_DIRECTIVE_: Leave out the pictures and set down exactly the lines from the start of the listing through the one with "ratio', fontsize=14, labelpad=6)", both included.

_DATA BLOCK_:
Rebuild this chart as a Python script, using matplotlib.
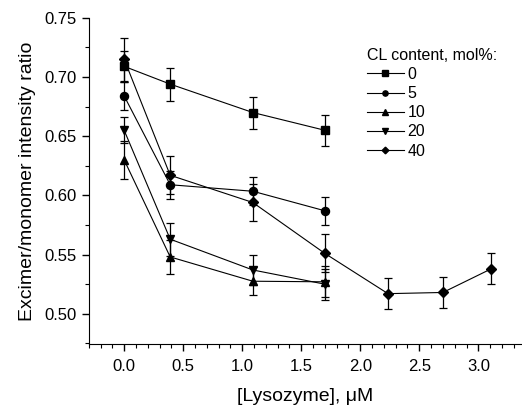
import matplotlib
matplotlib.use('Agg')
import matplotlib.pyplot as plt
import numpy as np
from matplotlib.ticker import MultipleLocator, FormatStrFormatter

plt.rcParams['font.family'] = ['Liberation Sans', 'DejaVu Sans']

# lysozyme concentration, uM
x_short = [0.0, 0.39, 1.09, 1.70]
x_long = [0.0, 0.39, 1.09, 1.70, 2.235, 2.70, 3.11]

cl_labels = ['0', '5', '10', '20', '40']
markers = ['s', 'o', '^', 'v', 'D']

ratio_0 = [0.709, 0.694, 0.670, 0.655]
ratio_5 = [0.684, 0.609, 0.6035, 0.587]
ratio_10 = [0.630, 0.548, 0.5275, 0.527]
ratio_20 = [0.655, 0.563, 0.537, 0.525]
ratio_40 = [0.715, 0.617, 0.594, 0.551, 0.517, 0.518, 0.538]

err_0 = [0.013, 0.014, 0.0135, 0.013]
err_5 = [0.012, 0.012, 0.012, 0.012]
err_10 = [0.016, 0.014, 0.012, 0.013]
err_20 = [0.011, 0.014, 0.013, 0.013]
err_40 = [0.018, 0.016, 0.016, 0.016, 0.013, 0.013, 0.013]

series = [(x_short, ratio_0, err_0), (x_short, ratio_5, err_5),
          (x_short, ratio_10, err_10), (x_short, ratio_20, err_20),
          (x_long, ratio_40, err_40)]

fig = plt.figure(figsize=(5.22, 4.05), dpi=100)
ax = fig.add_axes([0.170, 0.151, 0.830, 0.805])

for (xs, ys, es), m, lab in zip(series, markers, cl_labels):
    ms = 5.2 if m == 'D' else 5.8
    ax.errorbar(xs, ys, yerr=es, color='black', marker=m, markersize=ms,
                linewidth=0.8, elinewidth=0.9, capsize=3, capthick=0.9,
                label=lab)

ax.set_xlim(-0.3, 3.37)
ax.set_ylim(0.4746, 0.75)
ax.xaxis.set_major_locator(MultipleLocator(0.5))
ax.xaxis.set_minor_locator(MultipleLocator(0.1))
ax.yaxis.set_major_locator(MultipleLocator(0.05))
ax.yaxis.set_minor_locator(MultipleLocator(0.025))
ax.xaxis.set_major_formatter(FormatStrFormatter('%.1f'))
ax.yaxis.set_major_formatter(FormatStrFormatter('%.2f'))

ax.spines['top'].set_visible(False)
ax.spines['right'].set_visible(False)
ax.tick_params(which='major', length=5, width=1, labelsize=12, direction='out')
ax.tick_params(axis='x', which='major', pad=6)
ax.tick_params(which='minor', length=3, width=0.8, direction='out')

ax.set_xlabel('[Lysozyme], μM', fontsize=14, labelpad=10)
ax.set_ylabel('Excimer/monomer intensity ratio', fontsize=14, labelpad=6)

handles, labels = ax.get_legend_handles_labels()
handles = [h[0] for h in handles]
leg = fig.legend(handles, labels, title='CL content, mol%:', loc='upper left',
                 bbox_to_anchor=(0.703, 0.882), frameon=False, fontsize=11.5,
                 title_fontsize=11.5, handlelength=2.3, handletextpad=0.25,
                 labelspacing=0.26, markerscale=0.65, borderpad=0,
                 borderaxespad=0)
leg._legend_box.align = 'left'

fig.savefig('out.png', dpi=100)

_RESULT FOR THIS EXERCISE_:
Rebuild this chart as a Python script, using matplotlib.
import matplotlib
matplotlib.use('Agg')
import matplotlib.pyplot as plt
import numpy as np
from matplotlib.ticker import MultipleLocator, FormatStrFormatter

plt.rcParams['font.family'] = ['Liberation Sans', 'DejaVu Sans']

# lysozyme concentration, uM
x_short = [0.0, 0.39, 1.09, 1.70]
x_long = [0.0, 0.39, 1.09, 1.70, 2.235, 2.70, 3.11]

cl_labels = ['0', '5', '10', '20', '40']
markers = ['s', 'o', '^', 'v', 'D']

ratio_0 = [0.709, 0.694, 0.670, 0.655]
ratio_5 = [0.684, 0.609, 0.6035, 0.587]
ratio_10 = [0.630, 0.548, 0.5275, 0.527]
ratio_20 = [0.655, 0.563, 0.537, 0.525]
ratio_40 = [0.715, 0.617, 0.594, 0.551, 0.517, 0.518, 0.538]

err_0 = [0.013, 0.014, 0.0135, 0.013]
err_5 = [0.012, 0.012, 0.012, 0.012]
err_10 = [0.016, 0.014, 0.012, 0.013]
err_20 = [0.011, 0.014, 0.013, 0.013]
err_40 = [0.018, 0.016, 0.016, 0.016, 0.013, 0.013, 0.013]

series = [(x_short, ratio_0, err_0), (x_short, ratio_5, err_5),
          (x_short, ratio_10, err_10), (x_short, ratio_20, err_20),
          (x_long, ratio_40, err_40)]

fig = plt.figure(figsize=(5.22, 4.05), dpi=100)
ax = fig.add_axes([0.170, 0.151, 0.830, 0.805])

for (xs, ys, es), m, lab in zip(series, markers, cl_labels):
    ms = 5.2 if m == 'D' else 5.8
    ax.errorbar(xs, ys, yerr=es, color='black', marker=m, markersize=ms,
                linewidth=0.8, elinewidth=0.9, capsize=3, capthick=0.9,
                label=lab)

ax.set_xlim(-0.3, 3.37)
ax.set_ylim(0.4746, 0.75)
ax.xaxis.set_major_locator(MultipleLocator(0.5))
ax.xaxis.set_minor_locator(MultipleLocator(0.1))
ax.yaxis.set_major_locator(MultipleLocator(0.05))
ax.yaxis.set_minor_locator(MultipleLocator(0.025))
ax.xaxis.set_major_formatter(FormatStrFormatter('%.1f'))
ax.yaxis.set_major_formatter(FormatStrFormatter('%.2f'))

ax.spines['top'].set_visible(False)
ax.spines['right'].set_visible(False)
ax.tick_params(which='major', length=5, width=1, labelsize=12, direction='out')
ax.tick_params(axis='x', which='major', pad=6)
ax.tick_params(which='minor', length=3, width=0.8, direction='out')

ax.set_xlabel('[Lysozyme], μM', fontsize=14, labelpad=10)
ax.set_ylabel('Excimer/monomer intensity ratio', fontsize=14, labelpad=6)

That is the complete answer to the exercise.